### WRITTEN INSTRUCTION
Take the lines from the top down to and including the one with "(0pt,0pt) rectangle (872pt,382pt);" and repeat them exactly. Omit images.

### DATA BLOCK
· · · · ·
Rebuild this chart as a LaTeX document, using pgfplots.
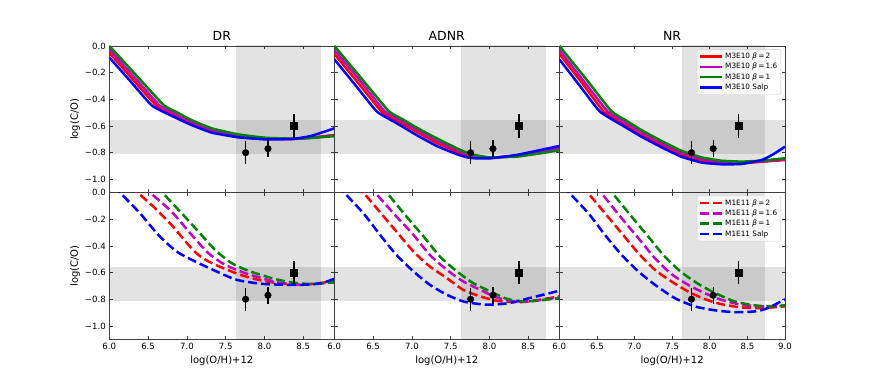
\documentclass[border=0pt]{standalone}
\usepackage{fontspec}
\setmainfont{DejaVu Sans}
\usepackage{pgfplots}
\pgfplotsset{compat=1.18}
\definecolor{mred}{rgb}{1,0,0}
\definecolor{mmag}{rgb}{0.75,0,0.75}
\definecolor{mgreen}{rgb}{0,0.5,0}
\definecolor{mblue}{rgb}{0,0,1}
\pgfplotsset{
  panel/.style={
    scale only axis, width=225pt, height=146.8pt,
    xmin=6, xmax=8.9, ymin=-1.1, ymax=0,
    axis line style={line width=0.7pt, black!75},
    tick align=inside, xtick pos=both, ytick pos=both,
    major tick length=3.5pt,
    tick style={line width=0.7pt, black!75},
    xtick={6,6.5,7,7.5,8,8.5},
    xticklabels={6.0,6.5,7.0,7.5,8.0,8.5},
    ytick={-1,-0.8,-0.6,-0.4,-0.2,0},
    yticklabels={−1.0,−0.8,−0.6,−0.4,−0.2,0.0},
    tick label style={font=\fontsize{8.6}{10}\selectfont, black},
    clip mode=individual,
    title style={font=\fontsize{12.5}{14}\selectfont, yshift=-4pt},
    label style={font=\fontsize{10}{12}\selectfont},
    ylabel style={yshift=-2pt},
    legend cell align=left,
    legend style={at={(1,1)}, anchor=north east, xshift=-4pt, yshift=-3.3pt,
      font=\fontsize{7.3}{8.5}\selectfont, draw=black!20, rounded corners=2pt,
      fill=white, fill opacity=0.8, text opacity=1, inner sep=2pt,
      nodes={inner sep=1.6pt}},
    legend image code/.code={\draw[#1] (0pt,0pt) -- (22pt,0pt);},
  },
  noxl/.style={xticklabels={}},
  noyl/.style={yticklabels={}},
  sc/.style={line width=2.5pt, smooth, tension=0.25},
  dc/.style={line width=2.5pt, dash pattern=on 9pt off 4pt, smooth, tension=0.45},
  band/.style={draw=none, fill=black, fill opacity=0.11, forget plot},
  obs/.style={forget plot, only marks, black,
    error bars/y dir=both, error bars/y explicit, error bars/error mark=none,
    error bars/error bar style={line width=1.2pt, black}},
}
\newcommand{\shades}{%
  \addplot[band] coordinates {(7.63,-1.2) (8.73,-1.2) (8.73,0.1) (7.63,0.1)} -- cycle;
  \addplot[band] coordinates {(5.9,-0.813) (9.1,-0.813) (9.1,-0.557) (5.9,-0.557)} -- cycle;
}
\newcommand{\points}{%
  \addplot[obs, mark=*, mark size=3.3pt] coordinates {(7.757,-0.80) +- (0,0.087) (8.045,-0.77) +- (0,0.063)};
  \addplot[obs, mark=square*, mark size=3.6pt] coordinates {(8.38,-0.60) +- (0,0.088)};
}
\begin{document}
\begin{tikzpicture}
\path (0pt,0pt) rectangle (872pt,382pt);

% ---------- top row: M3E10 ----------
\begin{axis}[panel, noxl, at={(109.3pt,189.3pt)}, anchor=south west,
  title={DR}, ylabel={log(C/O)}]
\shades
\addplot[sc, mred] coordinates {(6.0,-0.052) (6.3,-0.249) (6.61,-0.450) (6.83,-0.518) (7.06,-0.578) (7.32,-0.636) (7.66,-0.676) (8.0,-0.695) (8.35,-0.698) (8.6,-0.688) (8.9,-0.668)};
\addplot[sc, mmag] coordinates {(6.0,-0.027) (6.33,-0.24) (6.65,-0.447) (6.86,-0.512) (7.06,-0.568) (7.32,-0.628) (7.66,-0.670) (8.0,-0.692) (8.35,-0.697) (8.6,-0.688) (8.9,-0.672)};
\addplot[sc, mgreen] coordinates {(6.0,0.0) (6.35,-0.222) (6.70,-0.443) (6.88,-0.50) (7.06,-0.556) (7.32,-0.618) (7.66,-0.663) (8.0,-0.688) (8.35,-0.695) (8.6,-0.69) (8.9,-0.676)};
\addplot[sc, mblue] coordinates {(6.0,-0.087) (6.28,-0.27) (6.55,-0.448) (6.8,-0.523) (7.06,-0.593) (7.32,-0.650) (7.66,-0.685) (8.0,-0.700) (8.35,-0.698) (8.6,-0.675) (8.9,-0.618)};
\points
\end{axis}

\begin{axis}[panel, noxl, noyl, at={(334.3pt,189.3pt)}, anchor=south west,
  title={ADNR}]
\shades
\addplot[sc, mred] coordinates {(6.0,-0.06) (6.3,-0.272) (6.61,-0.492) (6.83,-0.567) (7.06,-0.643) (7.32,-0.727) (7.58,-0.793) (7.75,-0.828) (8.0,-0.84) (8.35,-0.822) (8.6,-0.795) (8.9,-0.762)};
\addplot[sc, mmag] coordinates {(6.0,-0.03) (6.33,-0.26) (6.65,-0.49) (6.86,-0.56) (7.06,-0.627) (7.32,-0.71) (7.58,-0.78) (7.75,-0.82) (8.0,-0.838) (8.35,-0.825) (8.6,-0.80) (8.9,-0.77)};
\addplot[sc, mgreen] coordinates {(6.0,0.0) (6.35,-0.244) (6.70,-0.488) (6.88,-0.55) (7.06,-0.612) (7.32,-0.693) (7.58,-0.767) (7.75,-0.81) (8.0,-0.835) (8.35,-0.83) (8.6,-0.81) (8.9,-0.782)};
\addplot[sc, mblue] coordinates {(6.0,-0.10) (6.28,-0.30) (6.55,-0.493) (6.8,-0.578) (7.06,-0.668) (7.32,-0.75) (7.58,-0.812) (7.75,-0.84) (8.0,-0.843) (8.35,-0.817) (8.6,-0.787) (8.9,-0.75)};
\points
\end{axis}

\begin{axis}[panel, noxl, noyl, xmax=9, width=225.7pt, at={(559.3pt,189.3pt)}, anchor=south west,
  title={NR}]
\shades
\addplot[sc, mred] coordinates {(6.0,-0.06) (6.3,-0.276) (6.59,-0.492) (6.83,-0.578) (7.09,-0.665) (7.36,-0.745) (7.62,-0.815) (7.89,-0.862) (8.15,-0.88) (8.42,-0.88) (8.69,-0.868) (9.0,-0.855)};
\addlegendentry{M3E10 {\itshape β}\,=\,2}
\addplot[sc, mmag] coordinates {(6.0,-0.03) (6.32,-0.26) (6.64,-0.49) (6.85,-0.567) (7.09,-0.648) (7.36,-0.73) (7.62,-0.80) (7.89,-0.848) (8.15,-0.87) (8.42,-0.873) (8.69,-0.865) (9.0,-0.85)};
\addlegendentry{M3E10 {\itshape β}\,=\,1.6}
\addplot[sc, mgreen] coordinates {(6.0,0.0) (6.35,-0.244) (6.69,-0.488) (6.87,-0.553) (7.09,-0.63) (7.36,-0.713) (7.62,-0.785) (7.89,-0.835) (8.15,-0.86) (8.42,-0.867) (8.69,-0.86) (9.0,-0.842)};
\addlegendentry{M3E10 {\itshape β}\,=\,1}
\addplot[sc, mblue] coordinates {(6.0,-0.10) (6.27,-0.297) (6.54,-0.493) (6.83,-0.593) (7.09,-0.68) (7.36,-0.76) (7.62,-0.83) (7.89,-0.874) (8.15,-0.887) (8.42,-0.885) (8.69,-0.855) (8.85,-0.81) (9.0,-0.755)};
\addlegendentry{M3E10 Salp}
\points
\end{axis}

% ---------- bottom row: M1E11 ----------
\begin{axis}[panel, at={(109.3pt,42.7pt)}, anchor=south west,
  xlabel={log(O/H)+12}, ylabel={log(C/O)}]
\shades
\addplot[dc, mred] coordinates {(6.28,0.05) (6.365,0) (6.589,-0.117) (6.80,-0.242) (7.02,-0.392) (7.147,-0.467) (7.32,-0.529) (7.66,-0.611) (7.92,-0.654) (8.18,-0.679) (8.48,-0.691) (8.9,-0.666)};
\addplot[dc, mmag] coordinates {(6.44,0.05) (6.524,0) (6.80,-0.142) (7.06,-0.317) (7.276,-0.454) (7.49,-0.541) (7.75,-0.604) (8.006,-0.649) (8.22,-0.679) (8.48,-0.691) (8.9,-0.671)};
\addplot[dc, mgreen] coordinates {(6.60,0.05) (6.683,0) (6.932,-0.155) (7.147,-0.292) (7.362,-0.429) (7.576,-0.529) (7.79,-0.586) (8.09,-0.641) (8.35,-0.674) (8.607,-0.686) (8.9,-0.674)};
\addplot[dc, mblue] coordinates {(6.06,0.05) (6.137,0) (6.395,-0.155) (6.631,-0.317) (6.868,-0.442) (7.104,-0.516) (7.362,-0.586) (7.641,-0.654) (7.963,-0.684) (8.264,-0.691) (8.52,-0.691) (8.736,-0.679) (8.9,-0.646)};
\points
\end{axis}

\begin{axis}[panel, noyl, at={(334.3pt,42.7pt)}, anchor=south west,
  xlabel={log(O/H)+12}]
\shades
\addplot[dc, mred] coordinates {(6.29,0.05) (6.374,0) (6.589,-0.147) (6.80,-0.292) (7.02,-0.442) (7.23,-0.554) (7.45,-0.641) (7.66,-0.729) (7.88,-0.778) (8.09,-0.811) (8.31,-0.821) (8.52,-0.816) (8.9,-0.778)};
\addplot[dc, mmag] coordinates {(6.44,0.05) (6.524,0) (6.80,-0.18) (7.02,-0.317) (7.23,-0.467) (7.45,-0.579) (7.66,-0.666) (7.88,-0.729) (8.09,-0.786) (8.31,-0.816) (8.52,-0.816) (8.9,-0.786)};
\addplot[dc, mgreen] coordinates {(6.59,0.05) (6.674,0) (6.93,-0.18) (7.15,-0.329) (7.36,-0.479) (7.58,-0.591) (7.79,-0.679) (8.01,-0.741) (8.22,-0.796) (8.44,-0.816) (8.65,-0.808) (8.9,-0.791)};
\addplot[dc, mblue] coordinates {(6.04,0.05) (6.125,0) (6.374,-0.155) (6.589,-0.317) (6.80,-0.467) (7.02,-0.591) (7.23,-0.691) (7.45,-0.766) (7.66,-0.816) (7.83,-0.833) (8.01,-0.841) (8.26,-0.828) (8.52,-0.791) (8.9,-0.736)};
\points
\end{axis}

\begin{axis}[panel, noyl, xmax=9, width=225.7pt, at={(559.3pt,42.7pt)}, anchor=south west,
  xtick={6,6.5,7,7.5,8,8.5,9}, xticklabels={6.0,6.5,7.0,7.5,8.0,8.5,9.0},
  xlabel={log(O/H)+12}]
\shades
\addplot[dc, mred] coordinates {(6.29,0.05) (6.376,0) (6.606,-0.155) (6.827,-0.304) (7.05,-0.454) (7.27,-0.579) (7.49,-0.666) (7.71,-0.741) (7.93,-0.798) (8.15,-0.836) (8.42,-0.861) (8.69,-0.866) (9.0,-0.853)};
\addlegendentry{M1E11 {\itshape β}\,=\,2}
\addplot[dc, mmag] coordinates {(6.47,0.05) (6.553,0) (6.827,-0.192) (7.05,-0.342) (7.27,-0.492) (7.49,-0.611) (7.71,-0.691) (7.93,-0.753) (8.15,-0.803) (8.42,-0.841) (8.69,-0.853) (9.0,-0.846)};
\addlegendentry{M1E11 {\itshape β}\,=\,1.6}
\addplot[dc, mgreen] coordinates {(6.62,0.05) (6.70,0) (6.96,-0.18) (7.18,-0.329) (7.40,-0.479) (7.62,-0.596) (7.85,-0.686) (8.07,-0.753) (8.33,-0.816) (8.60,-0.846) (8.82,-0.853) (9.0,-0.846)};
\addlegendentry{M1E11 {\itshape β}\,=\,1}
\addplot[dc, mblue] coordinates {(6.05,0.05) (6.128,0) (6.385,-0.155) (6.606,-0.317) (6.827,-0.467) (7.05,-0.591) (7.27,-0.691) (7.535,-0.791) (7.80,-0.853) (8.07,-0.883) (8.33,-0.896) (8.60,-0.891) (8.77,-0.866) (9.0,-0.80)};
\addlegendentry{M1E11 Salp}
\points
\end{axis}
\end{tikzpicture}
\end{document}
· · · · ·
### IN RESPONSE
Rebuild this chart as a LaTeX document, using pgfplots.
\documentclass[border=0pt]{standalone}
\usepackage{fontspec}
\setmainfont{DejaVu Sans}
\usepackage{pgfplots}
\pgfplotsset{compat=1.18}
\definecolor{mred}{rgb}{1,0,0}
\definecolor{mmag}{rgb}{0.75,0,0.75}
\definecolor{mgreen}{rgb}{0,0.5,0}
\definecolor{mblue}{rgb}{0,0,1}
\pgfplotsset{
  panel/.style={
    scale only axis, width=225pt, height=146.8pt,
    xmin=6, xmax=8.9, ymin=-1.1, ymax=0,
    axis line style={line width=0.7pt, black!75},
    tick align=inside, xtick pos=both, ytick pos=both,
    major tick length=3.5pt,
    tick style={line width=0.7pt, black!75},
    xtick={6,6.5,7,7.5,8,8.5},
    xticklabels={6.0,6.5,7.0,7.5,8.0,8.5},
    ytick={-1,-0.8,-0.6,-0.4,-0.2,0},
    yticklabels={−1.0,−0.8,−0.6,−0.4,−0.2,0.0},
    tick label style={font=\fontsize{8.6}{10}\selectfont, black},
    clip mode=individual,
    title style={font=\fontsize{12.5}{14}\selectfont, yshift=-4pt},
    label style={font=\fontsize{10}{12}\selectfont},
    ylabel style={yshift=-2pt},
    legend cell align=left,
    legend style={at={(1,1)}, anchor=north east, xshift=-4pt, yshift=-3.3pt,
      font=\fontsize{7.3}{8.5}\selectfont, draw=black!20, rounded corners=2pt,
      fill=white, fill opacity=0.8, text opacity=1, inner sep=2pt,
      nodes={inner sep=1.6pt}},
    legend image code/.code={\draw[#1] (0pt,0pt) -- (22pt,0pt);},
  },
  noxl/.style={xticklabels={}},
  noyl/.style={yticklabels={}},
  sc/.style={line width=2.5pt, smooth, tension=0.25},
  dc/.style={line width=2.5pt, dash pattern=on 9pt off 4pt, smooth, tension=0.45},
  band/.style={draw=none, fill=black, fill opacity=0.11, forget plot},
  obs/.style={forget plot, only marks, black,
    error bars/y dir=both, error bars/y explicit, error bars/error mark=none,
    error bars/error bar style={line width=1.2pt, black}},
}
\newcommand{\shades}{%
  \addplot[band] coordinates {(7.63,-1.2) (8.73,-1.2) (8.73,0.1) (7.63,0.1)} -- cycle;
  \addplot[band] coordinates {(5.9,-0.813) (9.1,-0.813) (9.1,-0.557) (5.9,-0.557)} -- cycle;
}
\newcommand{\points}{%
  \addplot[obs, mark=*, mark size=3.3pt] coordinates {(7.757,-0.80) +- (0,0.087) (8.045,-0.77) +- (0,0.063)};
  \addplot[obs, mark=square*, mark size=3.6pt] coordinates {(8.38,-0.60) +- (0,0.088)};
}
\begin{document}
\begin{tikzpicture}
\path (0pt,0pt) rectangle (872pt,382pt);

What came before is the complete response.